After the Pakistani families raised part of the US$2.85 million (Dh4m) ransom demanded by the pirates, three officers - including the captain, Jawaid Khan, and chief officer, Mohammad Mujtaba - were taken ashore.

"For two months and five days they kept shifting us," said Mr Mujtaba, who believes that the constant movement was prompted by fears they would be caught by Somalia's Al Shabbab rebels.

"Every few days they would wake us up at midnight or 1am and tell us it was time to move. They were scared of Al Shabbab. We walked for hours in the dark in the jungle, it was a difficult time."
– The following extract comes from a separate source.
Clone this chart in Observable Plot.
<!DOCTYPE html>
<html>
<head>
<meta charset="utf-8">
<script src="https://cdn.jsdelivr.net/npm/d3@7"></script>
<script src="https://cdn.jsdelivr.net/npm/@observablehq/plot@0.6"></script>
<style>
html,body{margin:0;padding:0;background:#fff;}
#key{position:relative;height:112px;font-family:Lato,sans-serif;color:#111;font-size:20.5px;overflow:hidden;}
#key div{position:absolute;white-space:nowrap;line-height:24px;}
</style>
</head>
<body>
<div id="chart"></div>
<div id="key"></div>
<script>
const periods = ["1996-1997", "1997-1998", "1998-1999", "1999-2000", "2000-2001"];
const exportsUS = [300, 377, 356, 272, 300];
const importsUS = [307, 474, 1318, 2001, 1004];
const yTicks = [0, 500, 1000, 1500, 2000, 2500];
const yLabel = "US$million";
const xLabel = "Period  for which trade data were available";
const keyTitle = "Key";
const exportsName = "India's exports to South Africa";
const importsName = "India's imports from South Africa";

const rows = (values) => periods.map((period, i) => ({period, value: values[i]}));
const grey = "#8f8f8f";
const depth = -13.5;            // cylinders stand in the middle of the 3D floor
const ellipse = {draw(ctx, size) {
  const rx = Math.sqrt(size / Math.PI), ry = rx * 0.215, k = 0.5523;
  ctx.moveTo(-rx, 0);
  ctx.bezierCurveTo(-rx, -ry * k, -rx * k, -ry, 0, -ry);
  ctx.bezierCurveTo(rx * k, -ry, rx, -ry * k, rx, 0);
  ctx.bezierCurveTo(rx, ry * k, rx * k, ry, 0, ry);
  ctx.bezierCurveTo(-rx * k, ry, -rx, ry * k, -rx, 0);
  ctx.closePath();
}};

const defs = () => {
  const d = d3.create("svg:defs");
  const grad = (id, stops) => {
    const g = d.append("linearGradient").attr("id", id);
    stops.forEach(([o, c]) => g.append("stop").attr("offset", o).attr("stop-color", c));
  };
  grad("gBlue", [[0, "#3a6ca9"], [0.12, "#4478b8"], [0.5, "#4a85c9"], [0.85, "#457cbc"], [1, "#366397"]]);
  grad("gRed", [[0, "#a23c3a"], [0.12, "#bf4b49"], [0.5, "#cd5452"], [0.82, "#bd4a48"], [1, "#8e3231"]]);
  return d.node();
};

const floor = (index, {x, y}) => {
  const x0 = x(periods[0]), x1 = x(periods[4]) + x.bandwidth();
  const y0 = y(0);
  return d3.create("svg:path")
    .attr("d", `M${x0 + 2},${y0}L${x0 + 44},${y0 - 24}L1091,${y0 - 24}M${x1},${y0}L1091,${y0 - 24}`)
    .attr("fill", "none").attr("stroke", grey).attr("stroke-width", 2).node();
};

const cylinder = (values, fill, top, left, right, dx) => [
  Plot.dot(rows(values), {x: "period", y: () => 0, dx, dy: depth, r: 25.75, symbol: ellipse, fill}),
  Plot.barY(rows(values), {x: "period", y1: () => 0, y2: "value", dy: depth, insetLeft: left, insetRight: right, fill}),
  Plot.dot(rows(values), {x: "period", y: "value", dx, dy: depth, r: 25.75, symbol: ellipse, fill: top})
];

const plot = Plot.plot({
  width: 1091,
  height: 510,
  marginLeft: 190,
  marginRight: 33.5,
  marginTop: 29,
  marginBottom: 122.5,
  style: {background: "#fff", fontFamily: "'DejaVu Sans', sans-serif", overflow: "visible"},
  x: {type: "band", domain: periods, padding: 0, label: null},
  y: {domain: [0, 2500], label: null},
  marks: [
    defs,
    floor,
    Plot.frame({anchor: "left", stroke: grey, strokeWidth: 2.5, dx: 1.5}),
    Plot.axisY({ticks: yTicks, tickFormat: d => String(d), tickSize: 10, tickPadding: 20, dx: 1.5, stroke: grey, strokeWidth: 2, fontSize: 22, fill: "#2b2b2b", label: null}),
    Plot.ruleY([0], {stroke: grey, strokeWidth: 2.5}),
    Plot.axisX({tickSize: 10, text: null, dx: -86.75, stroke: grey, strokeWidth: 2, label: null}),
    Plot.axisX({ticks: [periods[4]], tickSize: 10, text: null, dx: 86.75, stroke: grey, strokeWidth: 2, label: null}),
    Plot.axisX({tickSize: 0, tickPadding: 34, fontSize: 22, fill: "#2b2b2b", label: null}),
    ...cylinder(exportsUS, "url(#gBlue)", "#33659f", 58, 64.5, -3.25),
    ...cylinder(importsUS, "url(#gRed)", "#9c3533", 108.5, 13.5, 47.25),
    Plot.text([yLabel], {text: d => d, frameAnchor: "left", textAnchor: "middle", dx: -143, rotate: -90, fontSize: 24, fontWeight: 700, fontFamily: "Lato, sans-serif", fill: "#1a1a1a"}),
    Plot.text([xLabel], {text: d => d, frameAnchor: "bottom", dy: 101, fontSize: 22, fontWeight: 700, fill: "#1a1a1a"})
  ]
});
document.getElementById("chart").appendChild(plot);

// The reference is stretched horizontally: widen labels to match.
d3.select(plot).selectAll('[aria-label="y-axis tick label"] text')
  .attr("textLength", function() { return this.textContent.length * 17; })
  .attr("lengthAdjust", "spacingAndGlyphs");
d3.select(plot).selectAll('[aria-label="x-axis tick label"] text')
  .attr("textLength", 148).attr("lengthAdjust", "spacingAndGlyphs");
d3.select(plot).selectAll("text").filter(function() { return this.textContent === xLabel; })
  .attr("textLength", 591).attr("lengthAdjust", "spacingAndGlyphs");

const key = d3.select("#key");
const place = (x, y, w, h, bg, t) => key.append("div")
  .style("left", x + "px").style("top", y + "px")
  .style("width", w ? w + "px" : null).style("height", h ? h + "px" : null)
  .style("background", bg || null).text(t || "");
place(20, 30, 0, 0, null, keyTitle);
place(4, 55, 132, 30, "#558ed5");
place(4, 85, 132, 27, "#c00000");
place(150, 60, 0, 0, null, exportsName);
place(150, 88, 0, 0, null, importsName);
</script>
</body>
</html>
The men were allowed to go home after Mr Chinoy, the chairman of the Citizens-Police Liaison Committee in Karachi, delivered a ransom of US$1.1 million (Dh4m) to the pirates. Fifteen other sailors remain in captivity.

"They were treated inhumanely and were under constant pressure," Mr Chinoy said. "It will take psychiatric counselling sessions for them to recover from the trauma."

The MV Albedo was en route from Kenya to Jebel Ali port when it was captured in November 2010.

Speaking yesterday from Pakistan, the sailors recounted how they were tortured, kept in isolation in shipping containers and denied food.

"They have seen horrific things. You can see this in their faces and hear it in their voices and feel it in their behaviour," said Mr Chinoy. "To live under the constant threat that the pirates would start killing them one by one is an unimaginable horror."